Diese Perspektive auf die Darstellung von trans Menschen in Filmen hat mir persönlich die Augen geöffnet. Habe ich doch bisher nie hinterfragt, weshalb ein Cis-Mann eine trans Frau spielt und was für Auswirkungen das auf unser Bild von trans Menschen haben könnte.
Trans Menschen sind keine Witzfiguren
Die Palette an Filmausschnitten, die die Doku zeigt, ist enorm vielfältig. Dennoch bin ich wohl zu jung, um viele der gezeigten Beispiele zu kennen. Umso erschreckender war für mich, wie einseitig und einheitlich trans Menschen in den vergangenen Jahrzehnten medial porträtiert wurden. Ein Film, der mich in meiner Kindheit begleitet hat und sich vieler Klischees bedient, ist «Big Mama’s Haus». Die Komödie handelt davon, dass der FBI-Agent Malcolm Turner für seine Einsätze gern in andere Rollen schlüpft und sich dabei verkleidet. Unter anderem als die Schwarze Grossmutter «Big Mama». Sie wird wie eine Puppe dargestellt, die sich aufgrund ihrer massiven Silikoneinlagen kaum bewegen kann. Auch ich habe mich damals über diese Witzfigur schlappgelacht. Aber genau das ist der Punkt: trans Menschen sind keine Witzfiguren – und trotzdem werden sie in zahlreichen Hollywoodfilmen als solche dargestellt. Welche Problematik hinter solchen Darstellungen steht, wurde mir erst mit dem Film «Disclosure» bewusst.

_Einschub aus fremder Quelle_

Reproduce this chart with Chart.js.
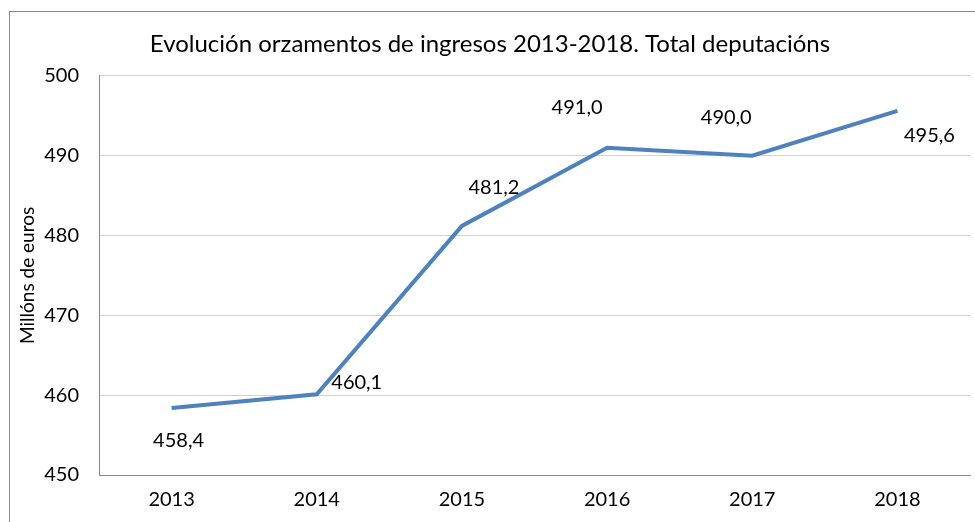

Gleichzeitig schöpft die Dokumentation Hoffnung auf ein neues Bewusstsein: Die Serie «Pose» handelt etwa von der Ballroom Culture in den 80er-Jahren, einem Zufluchtsort für queere und trans Menschen mit latein- und afroamerikanischem Hintergrund. Die Rollen wurden ausschliesslich mit trans Menschen besetzt. Und auch in Interviews werden trans Personen heute ganz andere Fragen gestellt als noch vor einigen Jahren, wo ihre Geschlechtsidentität im Mittelpunkt stand. Ganz egal, ob konservative Filme oder undifferenzierte Fragen: «Disclosure» stellt sie auf den Kopf und erklärt auf verständliche Weise, weshalb eine breite und authentische mediale Repräsentation so wichtig ist. Und obwohl diese nicht das Ziel, sondern nur das Mittel zum Zweck ist, ist sie essenziell.